> _GOAL_:
Exclude the pictures, then repeat the remaining data exactly.

> _STORED DATA_:
- - -

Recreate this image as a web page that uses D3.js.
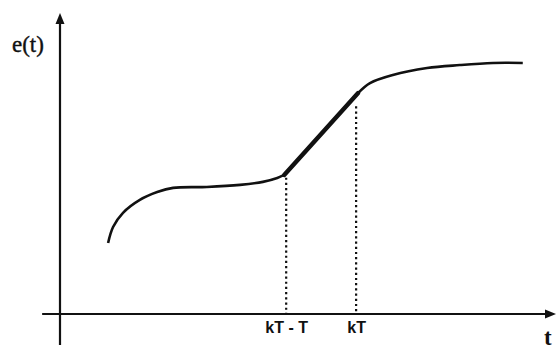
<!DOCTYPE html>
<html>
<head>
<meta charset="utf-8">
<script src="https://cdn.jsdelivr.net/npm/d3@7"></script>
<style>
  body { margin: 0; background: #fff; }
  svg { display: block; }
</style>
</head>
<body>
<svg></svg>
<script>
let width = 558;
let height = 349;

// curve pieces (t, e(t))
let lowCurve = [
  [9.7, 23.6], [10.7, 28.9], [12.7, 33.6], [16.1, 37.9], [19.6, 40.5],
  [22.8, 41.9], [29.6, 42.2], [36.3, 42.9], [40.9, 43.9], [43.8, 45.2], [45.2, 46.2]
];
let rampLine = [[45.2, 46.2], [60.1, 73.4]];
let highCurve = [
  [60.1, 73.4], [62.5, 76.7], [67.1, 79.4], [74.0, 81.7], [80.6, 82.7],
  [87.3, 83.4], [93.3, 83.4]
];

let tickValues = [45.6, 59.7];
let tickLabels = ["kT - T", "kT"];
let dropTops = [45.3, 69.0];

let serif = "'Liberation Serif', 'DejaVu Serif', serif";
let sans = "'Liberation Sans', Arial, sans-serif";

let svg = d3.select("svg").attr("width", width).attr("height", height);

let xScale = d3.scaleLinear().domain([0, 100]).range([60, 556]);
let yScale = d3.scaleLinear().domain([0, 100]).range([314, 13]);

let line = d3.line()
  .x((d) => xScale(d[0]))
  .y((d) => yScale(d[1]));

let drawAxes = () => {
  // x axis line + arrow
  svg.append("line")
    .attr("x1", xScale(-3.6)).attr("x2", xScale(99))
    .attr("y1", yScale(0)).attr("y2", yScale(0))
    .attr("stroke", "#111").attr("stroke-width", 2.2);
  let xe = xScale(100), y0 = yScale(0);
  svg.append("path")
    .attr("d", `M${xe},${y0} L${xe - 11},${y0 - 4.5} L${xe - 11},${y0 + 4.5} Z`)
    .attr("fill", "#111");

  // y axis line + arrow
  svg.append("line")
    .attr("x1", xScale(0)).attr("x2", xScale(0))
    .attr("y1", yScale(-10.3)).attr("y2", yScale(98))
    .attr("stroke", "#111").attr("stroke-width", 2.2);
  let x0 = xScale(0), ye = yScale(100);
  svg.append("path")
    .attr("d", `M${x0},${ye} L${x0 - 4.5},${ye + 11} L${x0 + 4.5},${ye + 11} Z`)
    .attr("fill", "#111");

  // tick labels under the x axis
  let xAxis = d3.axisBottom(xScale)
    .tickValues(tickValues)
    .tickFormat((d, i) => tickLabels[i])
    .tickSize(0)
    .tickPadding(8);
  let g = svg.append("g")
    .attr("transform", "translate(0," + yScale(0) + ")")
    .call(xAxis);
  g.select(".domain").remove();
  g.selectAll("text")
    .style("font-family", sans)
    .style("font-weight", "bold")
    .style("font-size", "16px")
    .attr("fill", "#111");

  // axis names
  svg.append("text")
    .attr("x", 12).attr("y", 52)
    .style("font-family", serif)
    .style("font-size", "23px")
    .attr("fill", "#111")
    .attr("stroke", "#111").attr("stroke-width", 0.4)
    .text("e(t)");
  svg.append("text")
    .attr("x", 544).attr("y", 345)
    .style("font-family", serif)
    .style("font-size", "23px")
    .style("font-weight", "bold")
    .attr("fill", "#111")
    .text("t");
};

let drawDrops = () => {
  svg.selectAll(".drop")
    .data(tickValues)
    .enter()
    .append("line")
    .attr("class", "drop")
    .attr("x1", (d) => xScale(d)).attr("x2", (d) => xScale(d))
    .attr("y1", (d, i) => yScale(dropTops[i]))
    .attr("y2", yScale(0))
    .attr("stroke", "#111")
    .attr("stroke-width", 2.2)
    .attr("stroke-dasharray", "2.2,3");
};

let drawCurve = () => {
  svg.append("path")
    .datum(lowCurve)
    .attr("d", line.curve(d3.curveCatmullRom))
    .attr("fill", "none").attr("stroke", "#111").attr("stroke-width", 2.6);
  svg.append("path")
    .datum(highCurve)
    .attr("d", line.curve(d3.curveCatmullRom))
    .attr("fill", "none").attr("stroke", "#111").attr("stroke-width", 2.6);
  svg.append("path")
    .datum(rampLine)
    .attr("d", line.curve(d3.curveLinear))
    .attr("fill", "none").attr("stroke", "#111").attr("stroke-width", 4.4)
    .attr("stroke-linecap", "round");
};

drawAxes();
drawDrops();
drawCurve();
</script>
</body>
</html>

- - -

> _SOLUTION FOR THIS TASK_:
Recreate this image as a web page that uses D3.js.
<!DOCTYPE html>
<html>
<head>
<meta charset="utf-8">
<script src="https://cdn.jsdelivr.net/npm/d3@7"></script>
<style>
  body { margin: 0; background: #fff; }
  svg { display: block; }
</style>
</head>
<body>
<svg></svg>
<script>
let width = 558;
let height = 349;

// curve pieces (t, e(t))
let lowCurve = [
  [9.7, 23.6], [10.7, 28.9], [12.7, 33.6], [16.1, 37.9], [19.6, 40.5],
  [22.8, 41.9], [29.6, 42.2], [36.3, 42.9], [40.9, 43.9], [43.8, 45.2], [45.2, 46.2]
];
let rampLine = [[45.2, 46.2], [60.1, 73.4]];
let highCurve = [
  [60.1, 73.4], [62.5, 76.7], [67.1, 79.4], [74.0, 81.7], [80.6, 82.7],
  [87.3, 83.4], [93.3, 83.4]
];

let tickValues = [45.6, 59.7];
let tickLabels = ["kT - T", "kT"];
let dropTops = [45.3, 69.0];

let serif = "'Liberation Serif', 'DejaVu Serif', serif";
let sans = "'Liberation Sans', Arial, sans-serif";

let svg = d3.select("svg").attr("width", width).attr("height", height);

let xScale = d3.scaleLinear().domain([0, 100]).range([60, 556]);
let yScale = d3.scaleLinear().domain([0, 100]).range([314, 13]);

let line = d3.line()
  .x((d) => xScale(d[0]))
  .y((d) => yScale(d[1]));

let drawAxes = () => {
  // x axis line + arrow
  svg.append("line")
    .attr("x1", xScale(-3.6)).attr("x2", xScale(99))
    .attr("y1", yScale(0)).attr("y2", yScale(0))
    .attr("stroke", "#111").attr("stroke-width", 2.2);
  let xe = xScale(100), y0 = yScale(0);
  svg.append("path")
    .attr("d", `M${xe},${y0} L${xe - 11},${y0 - 4.5} L${xe - 11},${y0 + 4.5} Z`)
    .attr("fill", "#111");

  // y axis line + arrow
  svg.append("line")
    .attr("x1", xScale(0)).attr("x2", xScale(0))
    .attr("y1", yScale(-10.3)).attr("y2", yScale(98))
    .attr("stroke", "#111").attr("stroke-width", 2.2);
  let x0 = xScale(0), ye = yScale(100);
  svg.append("path")
    .attr("d", `M${x0},${ye} L${x0 - 4.5},${ye + 11} L${x0 + 4.5},${ye + 11} Z`)
    .attr("fill", "#111");

  // tick labels under the x axis
  let xAxis = d3.axisBottom(xScale)
    .tickValues(tickValues)
    .tickFormat((d, i) => tickLabels[i])
    .tickSize(0)
    .tickPadding(8);
  let g = svg.append("g")
    .attr("transform", "translate(0," + yScale(0) + ")")
    .call(xAxis);
  g.select(".domain").remove();
  g.selectAll("text")
    .style("font-family", sans)
    .style("font-weight", "bold")
    .style("font-size", "16px")
    .attr("fill", "#111");

  // axis names
  svg.append("text")
    .attr("x", 12).attr("y", 52)
    .style("font-family", serif)
    .style("font-size", "23px")
    .attr("fill", "#111")
    .attr("stroke", "#111").attr("stroke-width", 0.4)
    .text("e(t)");
  svg.append("text")
    .attr("x", 544).attr("y", 345)
    .style("font-family", serif)
    .style("font-size", "23px")
    .style("font-weight", "bold")
    .attr("fill", "#111")
    .text("t");
};

let drawDrops = () => {
  svg.selectAll(".drop")
    .data(tickValues)
    .enter()
    .append("line")
    .attr("class", "drop")
    .attr("x1", (d) => xScale(d)).attr("x2", (d) => xScale(d))
    .attr("y1", (d, i) => yScale(dropTops[i]))
    .attr("y2", yScale(0))
    .attr("stroke", "#111")
    .attr("stroke-width", 2.2)
    .attr("stroke-dasharray", "2.2,3");
};

let drawCurve = () => {
  svg.append("path")
    .datum(lowCurve)
    .attr("d", line.curve(d3.curveCatmullRom))
    .attr("fill", "none").attr("stroke", "#111").attr("stroke-width", 2.6);
  svg.append("path")
    .datum(highCurve)
    .attr("d", line.curve(d3.curveCatmullRom))
    .attr("fill", "none").attr("stroke", "#111").attr("stroke-width", 2.6);
  svg.append("path")
    .datum(rampLine)
    .attr("d", line.curve(d3.curveLinear))
    .attr("fill", "none").attr("stroke", "#111").attr("stroke-width", 4.4)
    .attr("stroke-linecap", "round");
};

drawAxes();
drawDrops();
drawCurve();
</script>
</body>
</html>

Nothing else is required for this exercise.